The other institution we visited was the Renaissance Retirement Residence in downtown Regina.  The building provided their own tour-guide, who took us to the roof to see 30 solar thermal collectors used to heat water for space heating and hot water. He said if they had more room on the roof, “we could use 100 collectors.” He then took us to the basement to see what happens to the solar-heated water, explaining they had three boilers, one to store the thermal-heated water, another using ground-source heat and a third gas-fired boiler as back-up. He thought they acquired about 35% of their heated water from solar.


Saskatchewan’s per capita greenhouse gas (GHG) emissions are amongst the highest in the world; 72 tonnes compared to a global average of 4 tonnes. Forty percent of these come from the oil and gas industry and one-quarter come from electrical generating plants. Using solar energy for heating or electricity will begin to cut these emissions down and move us towards a more sustainable society. If every building followed the lead of the Renaissance Retirement Residence the reduction in GHGs would be substantial. So why don’t our building codes require the installation of both thermal and PV solar upfront? If these were included in construction or installed through upgrading buildings the savings from the reduced demand for fossil fuels would reduce operating costs and emissions, providing both a public and private benefit.

Students at Regina’s Campbell Collegiate didn’t wait for changes in policy. We didn’t get to see the solar thermal system installed on the roof of this high school after students raised money for the project. But the whole school system should follow the lead of these students, who were awarded a Saskatchewan Environmental Network (SEN) Activist Award this year.

Once we stop thinking that electricity comes from a light-switch, and that heat comes from a thermostat and realize the capital and ecological costs of our unsustainable energy, we become more motivated to conserve. Conservative estimates are that through better construction, more energy efficient technology and being conscientious, we could all conserve around 30% of the energy we presently, wastefully, consume. So before anyone considers a small solar system they will want to take action to reduce their demand; then the solar system won’t have to be as big and costly. This is a vital aspect of what’s called demand-side management (DSM).
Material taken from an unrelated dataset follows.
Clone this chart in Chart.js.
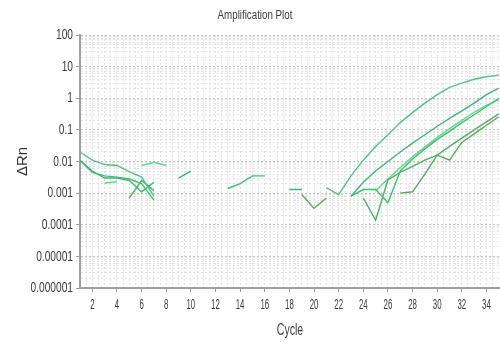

Regina and region is one of the sunniest places in Canada. Kelln Solar, one of the sponsors of the tour, reminds us that if every home just had a small 1 kW PV system, requiring 5 panels covering about 50 square feet, it could generate 1361 kWh of electricity per year from the 5.5 average hours of sunlight. This alone would provide more than two months of the average household consumption of electricity per year. With conservation measures the percentage of electricity coming from solar will increase. Use of trackers to keep PV panels facing the sun’s rays will further increase solar production. Expanding the use of thermal panels for heating water will accelerate the shift from non-renewables. And remember, though one of the windiest in-land regions in all Canada, we have barely begun to harvest wind power. The solar tour showed the potential is there; it is political will and enlightened policies that lag.